地域医療研修報告②

今週は根室での研修をしました。根室は人口約2.8万人の港町です。

日本の中でも根室は医療過疎の進んだ地域です。数年前に根室の医療の砦である市立根室病院から医者が一斉になくなったこともあり現在でも夜間外来診療はやっていません。救急車を呼ぶほどではないが受診したい時は市立病院に電話相談をするそうです。
そのような過疎地域での救急医療について知るために、まずは初日に救急車同乗実習を行いました。
市立根室病院は2次救急ですので手に負えない患者は病態に応じてDrヘリや救急車で釧路市立病院などに搬送するそうですが釧路市立病院までの100km以上ある道のりを救急車で行く時はヒヤヒヤするそうです。この前、途中で脳出血で亡くなった人もいたとか。
基本的に90%以上の患者が市立根室病院に搬送されるようで、断られることはほぼありえないそうです。市立根室頑張ってます。
二日目からは勤医協ねむろ医院での研修を行いました。初めての救急外来ではない外来を経験させてもらいました。
普段とは違う設定で、血圧・糖尿病・脂質異常症の管理中の方の定期受診が多かったので戸惑いましたが、ベテラン看護師さんたちのお陰で楽しく診療を行うことができました。
どこで働くにしても、誰を見ても、まずは医者として医学的な知識は必須だとしみじみ感じました。
特に生活習慣病などの知識・治療に関するエビデンスなど本当に知識のなさを感じました。

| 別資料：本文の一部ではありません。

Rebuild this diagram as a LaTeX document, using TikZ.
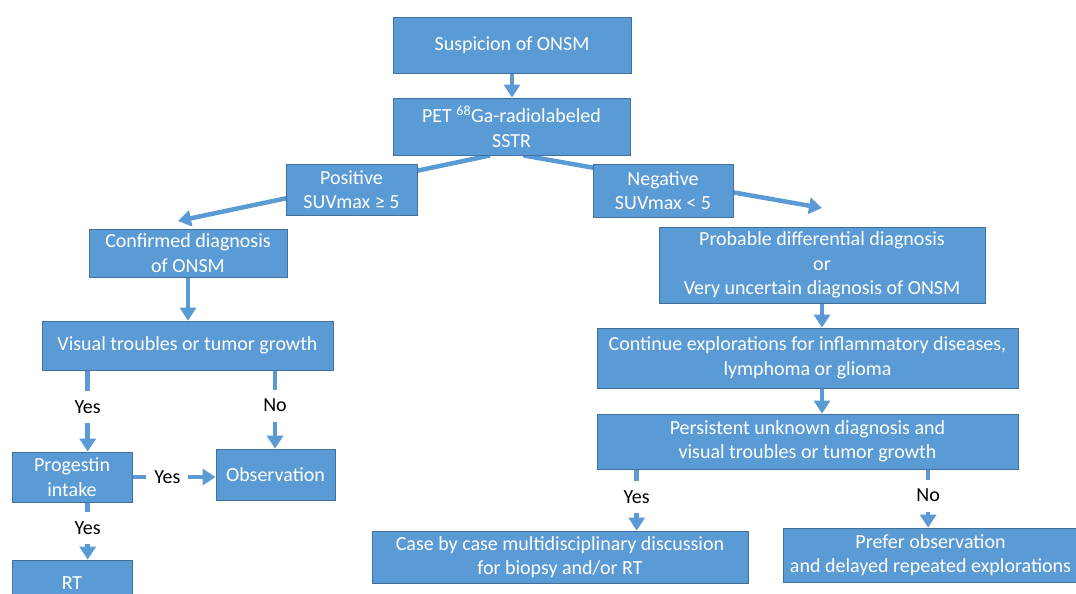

これから身につけていきたいです。
それから以前根室市は、在宅の看取りが出来ないところだったようです。
在宅管理の方が亡くなった時は救急車を呼んで、心臓マッサージされながら病院まで行っていたようです。救急隊員は死体を乗せられないので、あくまで心肺停止状態として心臓マッサージをしないとイケないそうです。何とかならないかと、ねむろ医院とねむろ市立病院の先生たちで話し合って現在は在宅の看取りをできるようになったそうです。
自分が根室に行く前に持っていたイメージとして、田舎では地域医療が進んでいそう・在宅頑張っていそう、と勝手に想像していました。
しかし、やはり医療過疎の現場では地域医療を担う医療資源も足りない現実があることも知りました。資源が豊富な都会の地域医療とは違って田舎では他職種連携が本当に力を発揮するのではないかと感じました。こういうわけで地域研修を楽しくやらせていただいております。田辺先生を始め、ねむろ医院の方々には大変お世話になりました。